▶ Requirement
From the material below, list every line containing "this".

[Data entries]

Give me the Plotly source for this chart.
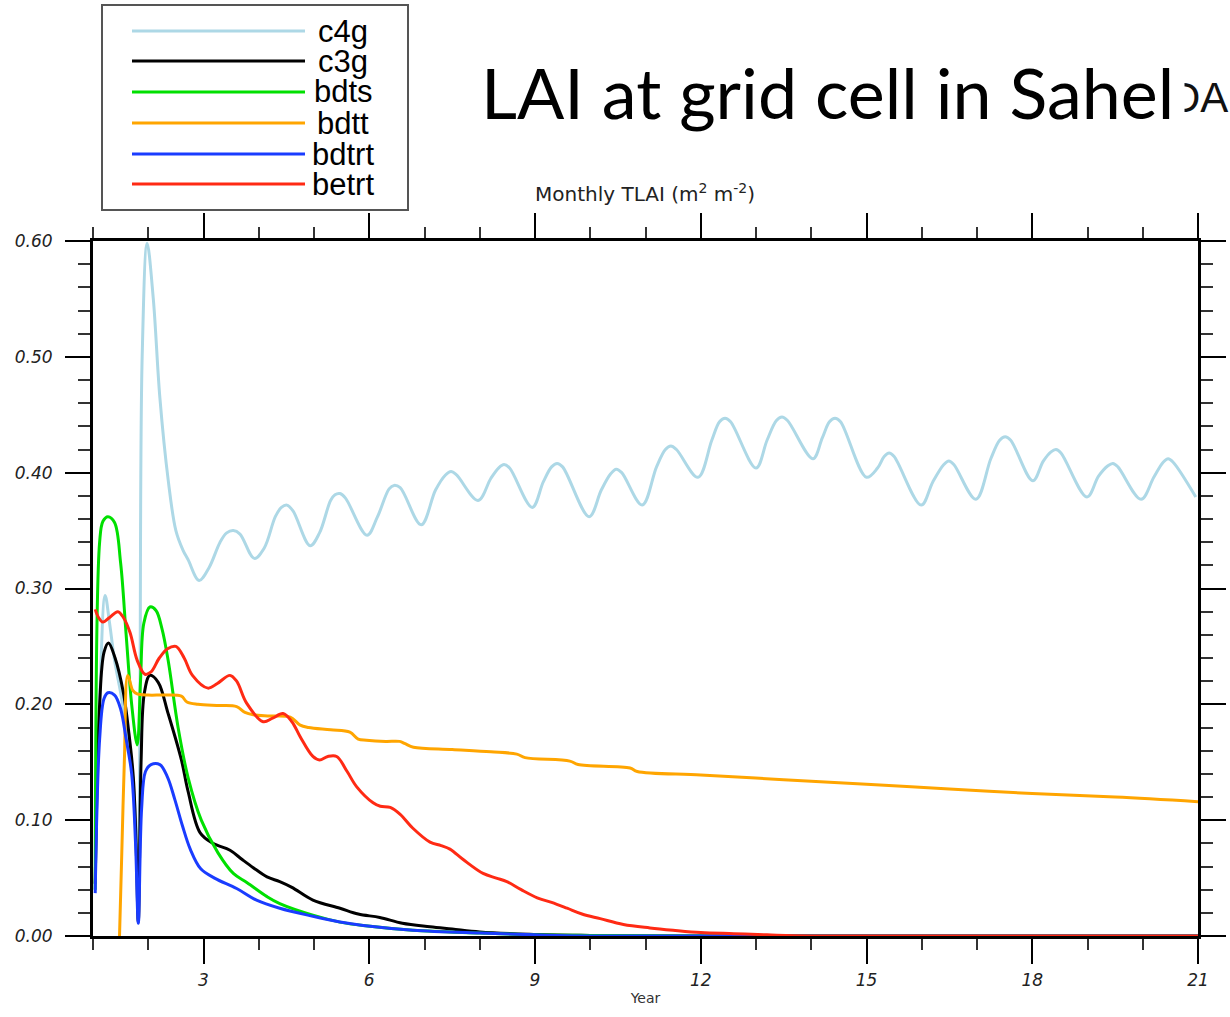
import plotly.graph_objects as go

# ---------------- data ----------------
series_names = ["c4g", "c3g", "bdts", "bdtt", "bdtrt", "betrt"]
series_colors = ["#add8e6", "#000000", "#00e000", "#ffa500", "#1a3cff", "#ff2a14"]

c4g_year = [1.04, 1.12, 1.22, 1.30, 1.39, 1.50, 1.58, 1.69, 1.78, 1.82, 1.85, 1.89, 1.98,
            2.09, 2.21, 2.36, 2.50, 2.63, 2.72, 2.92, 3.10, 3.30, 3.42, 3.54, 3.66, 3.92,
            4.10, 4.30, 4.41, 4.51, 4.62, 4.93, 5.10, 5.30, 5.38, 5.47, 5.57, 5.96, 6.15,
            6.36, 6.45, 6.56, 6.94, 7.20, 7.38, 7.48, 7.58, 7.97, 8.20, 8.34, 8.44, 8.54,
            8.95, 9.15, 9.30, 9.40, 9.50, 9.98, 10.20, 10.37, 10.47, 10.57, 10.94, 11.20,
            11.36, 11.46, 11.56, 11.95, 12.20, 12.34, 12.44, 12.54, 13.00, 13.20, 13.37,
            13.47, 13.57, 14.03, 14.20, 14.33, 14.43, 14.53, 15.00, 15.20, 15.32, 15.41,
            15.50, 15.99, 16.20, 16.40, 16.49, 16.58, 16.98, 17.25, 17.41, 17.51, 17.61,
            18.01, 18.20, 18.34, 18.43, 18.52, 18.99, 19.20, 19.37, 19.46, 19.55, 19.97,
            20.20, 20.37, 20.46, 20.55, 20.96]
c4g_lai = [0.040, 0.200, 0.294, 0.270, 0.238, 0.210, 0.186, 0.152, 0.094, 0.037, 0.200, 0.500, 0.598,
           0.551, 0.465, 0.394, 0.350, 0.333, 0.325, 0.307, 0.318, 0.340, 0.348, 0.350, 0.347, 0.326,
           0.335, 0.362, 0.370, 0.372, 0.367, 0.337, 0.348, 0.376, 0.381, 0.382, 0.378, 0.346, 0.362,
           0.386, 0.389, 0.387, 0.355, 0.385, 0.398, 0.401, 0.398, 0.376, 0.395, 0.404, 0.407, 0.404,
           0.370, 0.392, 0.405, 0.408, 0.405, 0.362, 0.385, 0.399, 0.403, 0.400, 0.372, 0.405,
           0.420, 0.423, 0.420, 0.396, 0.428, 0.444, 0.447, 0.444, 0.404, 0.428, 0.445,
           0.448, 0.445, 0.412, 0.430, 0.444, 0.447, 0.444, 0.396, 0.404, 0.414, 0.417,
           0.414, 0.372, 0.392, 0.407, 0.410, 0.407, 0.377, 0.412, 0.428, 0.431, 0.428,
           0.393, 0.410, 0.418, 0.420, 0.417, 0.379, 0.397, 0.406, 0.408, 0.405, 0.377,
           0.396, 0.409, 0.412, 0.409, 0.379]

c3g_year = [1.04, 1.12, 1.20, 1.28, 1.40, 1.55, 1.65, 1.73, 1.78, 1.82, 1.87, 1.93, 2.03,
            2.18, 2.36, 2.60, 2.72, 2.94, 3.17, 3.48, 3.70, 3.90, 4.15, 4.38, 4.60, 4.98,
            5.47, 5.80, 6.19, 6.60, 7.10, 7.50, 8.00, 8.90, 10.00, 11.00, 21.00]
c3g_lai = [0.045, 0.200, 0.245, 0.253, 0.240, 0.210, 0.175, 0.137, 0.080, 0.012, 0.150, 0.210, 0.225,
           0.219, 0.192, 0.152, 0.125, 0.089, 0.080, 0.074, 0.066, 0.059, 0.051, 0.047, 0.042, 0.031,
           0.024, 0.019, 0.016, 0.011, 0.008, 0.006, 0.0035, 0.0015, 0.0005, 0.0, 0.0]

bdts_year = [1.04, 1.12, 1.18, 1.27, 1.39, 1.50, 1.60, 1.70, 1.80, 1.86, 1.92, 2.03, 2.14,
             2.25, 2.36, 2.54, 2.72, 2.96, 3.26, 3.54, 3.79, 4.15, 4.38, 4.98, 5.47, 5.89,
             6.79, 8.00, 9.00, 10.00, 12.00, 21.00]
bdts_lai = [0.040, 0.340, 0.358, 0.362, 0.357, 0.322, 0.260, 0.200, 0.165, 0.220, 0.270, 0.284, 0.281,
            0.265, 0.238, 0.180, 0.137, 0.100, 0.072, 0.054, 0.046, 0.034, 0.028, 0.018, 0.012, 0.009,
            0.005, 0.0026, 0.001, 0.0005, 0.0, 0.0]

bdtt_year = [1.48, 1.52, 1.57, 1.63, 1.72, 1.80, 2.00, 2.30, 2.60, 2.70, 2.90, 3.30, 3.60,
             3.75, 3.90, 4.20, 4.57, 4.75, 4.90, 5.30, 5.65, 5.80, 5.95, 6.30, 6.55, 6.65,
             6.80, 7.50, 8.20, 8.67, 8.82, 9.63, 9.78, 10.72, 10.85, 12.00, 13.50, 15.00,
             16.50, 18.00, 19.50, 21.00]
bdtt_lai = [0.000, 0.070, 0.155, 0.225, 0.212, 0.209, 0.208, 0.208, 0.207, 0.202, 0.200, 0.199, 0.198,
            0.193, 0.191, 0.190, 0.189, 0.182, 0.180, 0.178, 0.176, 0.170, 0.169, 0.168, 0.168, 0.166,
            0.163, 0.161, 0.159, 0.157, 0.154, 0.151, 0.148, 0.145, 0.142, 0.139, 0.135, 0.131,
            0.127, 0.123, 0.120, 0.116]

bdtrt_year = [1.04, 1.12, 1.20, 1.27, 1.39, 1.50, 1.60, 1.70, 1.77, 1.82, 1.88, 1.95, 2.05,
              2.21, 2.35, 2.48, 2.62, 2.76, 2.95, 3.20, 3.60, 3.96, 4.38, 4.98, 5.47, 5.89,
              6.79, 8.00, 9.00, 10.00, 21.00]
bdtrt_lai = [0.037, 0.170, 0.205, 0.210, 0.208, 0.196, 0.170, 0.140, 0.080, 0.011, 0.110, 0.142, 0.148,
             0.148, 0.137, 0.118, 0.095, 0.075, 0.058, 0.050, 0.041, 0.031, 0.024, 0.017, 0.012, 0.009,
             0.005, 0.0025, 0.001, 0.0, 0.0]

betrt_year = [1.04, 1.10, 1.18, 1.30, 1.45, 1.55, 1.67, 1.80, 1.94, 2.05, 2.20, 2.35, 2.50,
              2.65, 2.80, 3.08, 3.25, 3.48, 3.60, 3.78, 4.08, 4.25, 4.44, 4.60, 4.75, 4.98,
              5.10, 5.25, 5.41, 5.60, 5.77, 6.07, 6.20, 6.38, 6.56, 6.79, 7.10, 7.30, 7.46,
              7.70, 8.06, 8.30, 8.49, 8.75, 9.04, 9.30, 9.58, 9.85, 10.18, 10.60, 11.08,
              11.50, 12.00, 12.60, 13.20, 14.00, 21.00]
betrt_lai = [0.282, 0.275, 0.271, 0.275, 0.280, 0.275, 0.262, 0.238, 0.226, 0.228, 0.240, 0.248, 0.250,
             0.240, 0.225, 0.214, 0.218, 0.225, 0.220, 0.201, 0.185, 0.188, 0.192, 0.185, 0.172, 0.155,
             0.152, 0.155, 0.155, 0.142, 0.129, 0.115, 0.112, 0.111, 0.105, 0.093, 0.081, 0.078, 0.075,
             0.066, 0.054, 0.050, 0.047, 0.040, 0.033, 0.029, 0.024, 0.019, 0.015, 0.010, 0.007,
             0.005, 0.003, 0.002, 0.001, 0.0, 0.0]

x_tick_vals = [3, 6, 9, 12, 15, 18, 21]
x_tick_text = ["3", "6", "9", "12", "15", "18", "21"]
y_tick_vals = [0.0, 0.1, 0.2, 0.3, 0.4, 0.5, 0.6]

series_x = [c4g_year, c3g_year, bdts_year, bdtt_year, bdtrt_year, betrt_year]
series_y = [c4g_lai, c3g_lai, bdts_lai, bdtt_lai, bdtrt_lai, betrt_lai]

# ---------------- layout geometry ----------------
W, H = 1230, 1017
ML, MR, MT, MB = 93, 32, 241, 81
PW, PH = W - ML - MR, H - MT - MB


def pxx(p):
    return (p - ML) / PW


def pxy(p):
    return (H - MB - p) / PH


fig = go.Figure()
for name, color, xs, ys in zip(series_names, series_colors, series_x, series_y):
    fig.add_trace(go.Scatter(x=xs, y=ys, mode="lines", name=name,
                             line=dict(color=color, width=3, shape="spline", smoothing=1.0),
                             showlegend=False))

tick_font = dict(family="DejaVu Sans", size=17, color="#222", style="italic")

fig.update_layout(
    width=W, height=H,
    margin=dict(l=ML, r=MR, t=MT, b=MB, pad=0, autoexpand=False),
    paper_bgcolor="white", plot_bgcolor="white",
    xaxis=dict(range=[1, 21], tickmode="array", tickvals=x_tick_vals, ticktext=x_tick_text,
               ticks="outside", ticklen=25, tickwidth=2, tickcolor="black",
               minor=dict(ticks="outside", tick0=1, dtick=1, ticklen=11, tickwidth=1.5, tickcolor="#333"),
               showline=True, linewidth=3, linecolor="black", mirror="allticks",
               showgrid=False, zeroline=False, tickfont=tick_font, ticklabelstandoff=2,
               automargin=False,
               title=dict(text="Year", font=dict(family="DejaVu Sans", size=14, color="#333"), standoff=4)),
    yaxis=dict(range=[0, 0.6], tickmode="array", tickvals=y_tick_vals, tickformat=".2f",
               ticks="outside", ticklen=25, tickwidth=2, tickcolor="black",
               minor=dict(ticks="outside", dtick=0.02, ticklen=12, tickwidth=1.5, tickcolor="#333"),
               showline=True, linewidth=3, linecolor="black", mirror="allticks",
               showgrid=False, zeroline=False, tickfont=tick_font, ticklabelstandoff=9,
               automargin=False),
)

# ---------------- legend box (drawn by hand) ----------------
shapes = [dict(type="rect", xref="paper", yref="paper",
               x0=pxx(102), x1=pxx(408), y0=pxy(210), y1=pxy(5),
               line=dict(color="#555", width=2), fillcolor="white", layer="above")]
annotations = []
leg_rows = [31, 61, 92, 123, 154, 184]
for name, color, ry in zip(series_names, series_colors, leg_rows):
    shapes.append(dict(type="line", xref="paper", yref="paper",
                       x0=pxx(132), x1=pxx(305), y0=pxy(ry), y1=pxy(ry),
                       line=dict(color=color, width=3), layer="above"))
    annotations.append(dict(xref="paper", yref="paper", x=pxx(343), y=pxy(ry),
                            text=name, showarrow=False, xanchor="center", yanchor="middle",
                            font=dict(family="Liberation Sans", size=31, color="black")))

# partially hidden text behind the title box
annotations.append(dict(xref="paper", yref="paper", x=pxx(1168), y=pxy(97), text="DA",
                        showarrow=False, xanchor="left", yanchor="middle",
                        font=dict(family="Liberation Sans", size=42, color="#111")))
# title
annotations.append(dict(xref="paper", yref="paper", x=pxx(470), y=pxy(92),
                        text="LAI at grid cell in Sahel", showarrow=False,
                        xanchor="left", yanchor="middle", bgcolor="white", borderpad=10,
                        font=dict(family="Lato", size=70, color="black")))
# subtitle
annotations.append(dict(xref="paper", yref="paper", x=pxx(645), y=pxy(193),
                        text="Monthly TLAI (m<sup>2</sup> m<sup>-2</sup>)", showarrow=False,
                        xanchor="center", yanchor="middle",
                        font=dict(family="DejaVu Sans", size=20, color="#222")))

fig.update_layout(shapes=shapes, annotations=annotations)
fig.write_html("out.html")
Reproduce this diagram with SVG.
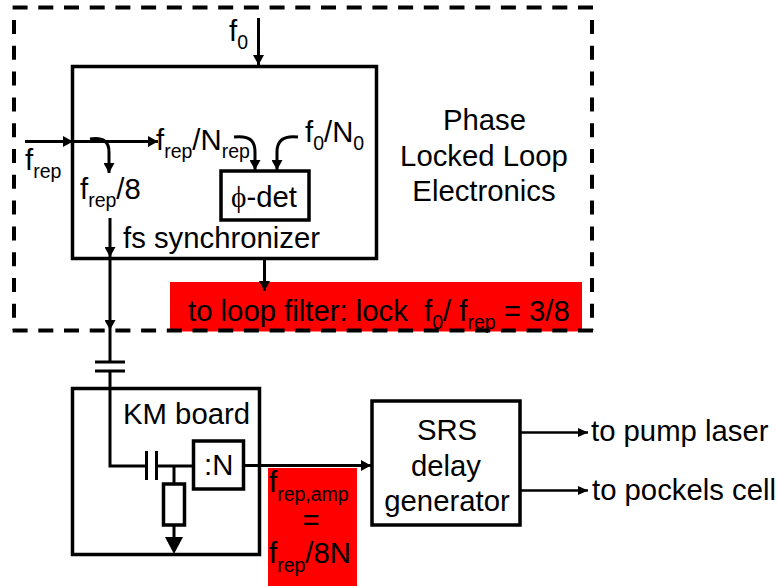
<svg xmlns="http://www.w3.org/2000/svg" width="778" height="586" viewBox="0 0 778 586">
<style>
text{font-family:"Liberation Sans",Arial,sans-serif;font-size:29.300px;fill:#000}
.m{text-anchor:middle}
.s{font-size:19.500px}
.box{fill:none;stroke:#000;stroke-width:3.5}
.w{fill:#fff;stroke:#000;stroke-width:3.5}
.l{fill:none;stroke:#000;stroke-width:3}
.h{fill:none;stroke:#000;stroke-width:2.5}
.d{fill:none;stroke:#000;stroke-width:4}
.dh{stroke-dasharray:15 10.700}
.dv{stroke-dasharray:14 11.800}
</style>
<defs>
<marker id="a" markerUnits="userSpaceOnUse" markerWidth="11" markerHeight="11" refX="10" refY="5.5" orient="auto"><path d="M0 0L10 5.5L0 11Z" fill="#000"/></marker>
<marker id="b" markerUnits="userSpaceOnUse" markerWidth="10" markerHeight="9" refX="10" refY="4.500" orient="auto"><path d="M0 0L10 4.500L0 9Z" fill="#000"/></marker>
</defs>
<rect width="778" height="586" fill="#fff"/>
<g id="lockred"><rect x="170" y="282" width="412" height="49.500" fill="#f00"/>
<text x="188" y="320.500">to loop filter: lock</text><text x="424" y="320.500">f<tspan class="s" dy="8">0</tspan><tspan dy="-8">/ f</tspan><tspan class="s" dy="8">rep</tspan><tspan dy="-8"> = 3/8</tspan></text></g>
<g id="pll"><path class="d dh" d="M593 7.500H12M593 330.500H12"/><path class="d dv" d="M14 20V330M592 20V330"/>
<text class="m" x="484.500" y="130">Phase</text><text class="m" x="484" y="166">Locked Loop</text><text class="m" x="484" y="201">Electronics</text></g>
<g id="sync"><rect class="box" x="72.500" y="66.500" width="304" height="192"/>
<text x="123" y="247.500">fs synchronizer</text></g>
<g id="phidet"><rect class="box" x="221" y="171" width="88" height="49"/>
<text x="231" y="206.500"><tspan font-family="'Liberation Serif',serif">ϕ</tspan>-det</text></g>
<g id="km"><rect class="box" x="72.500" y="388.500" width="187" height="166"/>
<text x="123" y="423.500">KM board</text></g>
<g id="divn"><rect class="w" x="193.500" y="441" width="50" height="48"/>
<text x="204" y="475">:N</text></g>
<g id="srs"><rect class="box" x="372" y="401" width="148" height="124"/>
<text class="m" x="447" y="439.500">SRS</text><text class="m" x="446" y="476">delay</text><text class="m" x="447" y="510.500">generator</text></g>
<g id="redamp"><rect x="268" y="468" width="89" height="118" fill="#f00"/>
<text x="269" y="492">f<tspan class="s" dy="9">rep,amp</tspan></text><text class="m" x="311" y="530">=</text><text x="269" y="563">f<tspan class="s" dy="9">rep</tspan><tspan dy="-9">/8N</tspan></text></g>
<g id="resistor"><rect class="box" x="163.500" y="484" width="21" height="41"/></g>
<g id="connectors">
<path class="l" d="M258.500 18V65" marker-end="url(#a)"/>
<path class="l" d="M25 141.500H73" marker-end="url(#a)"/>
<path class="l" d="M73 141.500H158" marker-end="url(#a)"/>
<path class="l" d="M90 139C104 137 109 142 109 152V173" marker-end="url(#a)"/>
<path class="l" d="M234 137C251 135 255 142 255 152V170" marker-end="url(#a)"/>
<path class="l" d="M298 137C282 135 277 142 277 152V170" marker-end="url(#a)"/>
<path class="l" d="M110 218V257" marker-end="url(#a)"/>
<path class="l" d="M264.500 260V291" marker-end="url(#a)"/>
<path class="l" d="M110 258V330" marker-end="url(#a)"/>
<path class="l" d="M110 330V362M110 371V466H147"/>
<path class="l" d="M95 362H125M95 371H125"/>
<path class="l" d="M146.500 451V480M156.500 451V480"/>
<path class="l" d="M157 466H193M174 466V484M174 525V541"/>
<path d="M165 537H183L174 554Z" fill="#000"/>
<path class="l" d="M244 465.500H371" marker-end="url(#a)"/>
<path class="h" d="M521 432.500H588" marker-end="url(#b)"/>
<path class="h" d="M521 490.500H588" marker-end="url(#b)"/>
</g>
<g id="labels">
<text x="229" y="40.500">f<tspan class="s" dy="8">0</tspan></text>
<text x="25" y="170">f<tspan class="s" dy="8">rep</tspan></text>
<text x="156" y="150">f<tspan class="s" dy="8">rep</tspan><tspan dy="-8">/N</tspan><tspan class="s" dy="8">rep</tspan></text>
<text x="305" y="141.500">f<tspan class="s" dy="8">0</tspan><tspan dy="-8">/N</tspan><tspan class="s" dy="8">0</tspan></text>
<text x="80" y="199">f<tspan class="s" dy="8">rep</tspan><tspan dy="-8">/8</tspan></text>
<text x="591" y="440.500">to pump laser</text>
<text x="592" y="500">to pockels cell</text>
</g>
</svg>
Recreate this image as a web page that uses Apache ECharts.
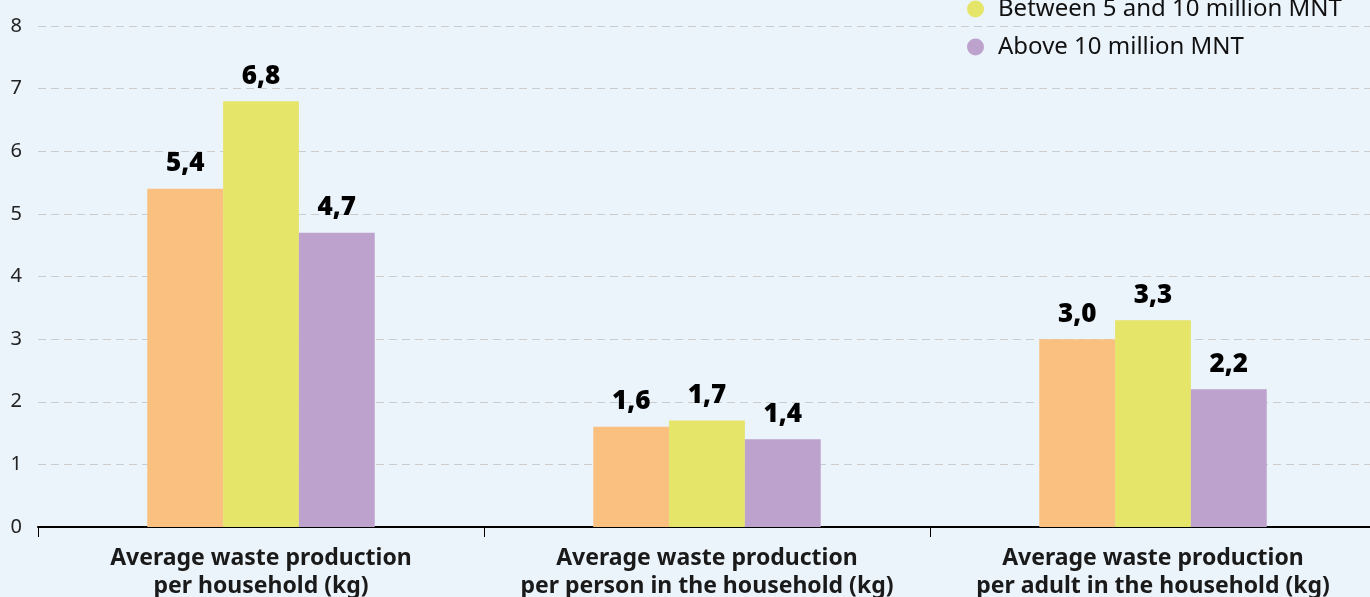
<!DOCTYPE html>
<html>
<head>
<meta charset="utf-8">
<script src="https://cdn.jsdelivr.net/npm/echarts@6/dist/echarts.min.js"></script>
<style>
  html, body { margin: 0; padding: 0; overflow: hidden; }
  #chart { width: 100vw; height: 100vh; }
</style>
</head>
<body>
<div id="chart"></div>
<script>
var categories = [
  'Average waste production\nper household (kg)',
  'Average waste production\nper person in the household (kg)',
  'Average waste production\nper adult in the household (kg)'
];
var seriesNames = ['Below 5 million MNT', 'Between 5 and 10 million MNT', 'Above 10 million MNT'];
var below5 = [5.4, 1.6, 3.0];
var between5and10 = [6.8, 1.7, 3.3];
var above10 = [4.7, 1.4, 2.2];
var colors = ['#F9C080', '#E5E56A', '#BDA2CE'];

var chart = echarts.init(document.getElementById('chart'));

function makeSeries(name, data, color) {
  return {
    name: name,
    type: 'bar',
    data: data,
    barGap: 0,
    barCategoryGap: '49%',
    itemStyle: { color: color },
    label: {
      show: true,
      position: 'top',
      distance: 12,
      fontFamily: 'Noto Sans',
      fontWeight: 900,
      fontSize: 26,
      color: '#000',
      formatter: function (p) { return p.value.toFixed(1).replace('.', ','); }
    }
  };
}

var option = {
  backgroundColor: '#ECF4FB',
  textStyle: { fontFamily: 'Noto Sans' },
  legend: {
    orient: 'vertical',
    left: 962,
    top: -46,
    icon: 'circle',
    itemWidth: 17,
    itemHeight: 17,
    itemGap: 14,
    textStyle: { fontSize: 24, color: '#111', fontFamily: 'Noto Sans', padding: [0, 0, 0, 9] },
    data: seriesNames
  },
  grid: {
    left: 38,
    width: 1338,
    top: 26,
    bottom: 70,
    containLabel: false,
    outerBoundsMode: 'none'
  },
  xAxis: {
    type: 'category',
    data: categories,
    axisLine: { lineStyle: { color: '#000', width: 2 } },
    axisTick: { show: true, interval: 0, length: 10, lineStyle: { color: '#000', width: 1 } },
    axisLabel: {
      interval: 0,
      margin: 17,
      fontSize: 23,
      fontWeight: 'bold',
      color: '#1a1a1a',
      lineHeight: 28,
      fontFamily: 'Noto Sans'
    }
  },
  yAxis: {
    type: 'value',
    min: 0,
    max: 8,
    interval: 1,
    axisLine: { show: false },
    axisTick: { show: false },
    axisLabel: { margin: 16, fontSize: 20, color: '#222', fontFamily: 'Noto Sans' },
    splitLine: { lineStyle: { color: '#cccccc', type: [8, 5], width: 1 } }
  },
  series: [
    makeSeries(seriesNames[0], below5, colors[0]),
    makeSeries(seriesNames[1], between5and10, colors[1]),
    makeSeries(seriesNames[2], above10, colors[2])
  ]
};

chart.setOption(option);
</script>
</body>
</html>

▶ Correct response
Give me the Plotly source for this chart.
Reproduce this diagram with SVG.
Recreate this image as a web page that uses Apache ECharts.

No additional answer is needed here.